Notably, however, the May budget did nothing further to encourage the current working generation to boost their retirement savings. The much-depleted KiwiSaver incentives remain on the existing low settings (now, essentially limited to the annual $521 ‘member tax credit’ top-up). Joyce also ignored calls to lower taxes on financial investment returns that would increase the long-term savings rates for all New Zealanders.

Private savings will therefore become more important to help fund retirement for the current and future generations of Kiwis. With the average age of the New Zealand population as in most parts of the developed world inexorably rising, the country’s enviable universal Government pension regime will become a bigger-ticket budget item over time.

Treasury projections published in the wake of the May budget show the cost of NZ Super increasing from about 4.1 per cent of gross domestic product (GDP) to almost 7 per cent in 50 years time. In fact, the Treasury forecasts all the way out to the year 2116 when the cost of NZ Super is expected to be 8.3 per cent of GDP. However forecasting this far out is notoriously speculative.

Joyce set aside $13.67 billion to pay NZ Super pensions over the next financial year, which represents about 17 per cent of the roughly $80 billion of the Government’s annual expenditure. NZ Super now accounts for about the same amount of annual spending as education, and over $1 billion more than other social welfare payments. Health ($17 billion) remains the single-biggest cost in Joyce’s budget and is a rising expense also related to the ageing population.

In one of his first moves as Prime Minister, Bill English acknowledged this long-term budget dilemma by introducing changes that will see the NZ Super age of eligibility increase by six months each year from July 1, 2037 until it reaches 67 three years later.

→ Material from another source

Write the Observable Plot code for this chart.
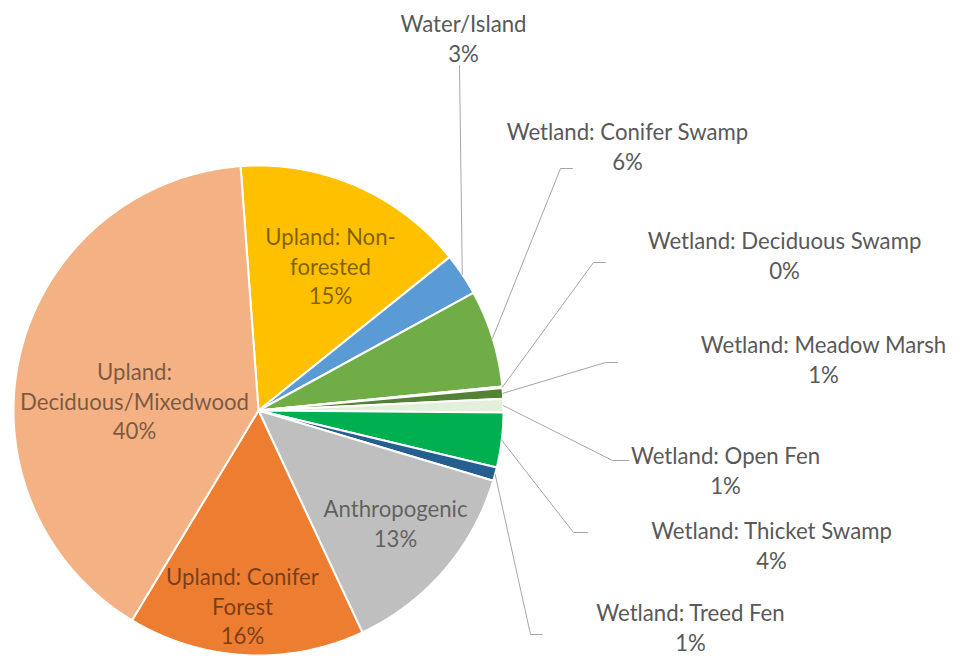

These new rules, which will only affect people born after June 30, 1972, bring New Zealand into line with many other countries including Australia, the UK, Denmark, Germany, and the US.

The Government is also tinkering around the margins of NZ Super by raising the residency requirements for superannuation eligibility from 10 years to 20 years. This will become effective immediately once the enabling legislation has been passed.

Nonetheless, current NZ Super recipients can likely count on keeping their entitlements, with English continuing to back universal access for eligible pensioners and indexing payments to the average wage.

This year Joyce announced the NZ Super wage-index link would see about 750,000 superannuitants experience an income boost come April 1 next year.

As of that date, couples on NZ Super can look forward to an extra $13 a week of income; better than nothing perhaps, but unlikely to put much of a dent in the average retiree budget.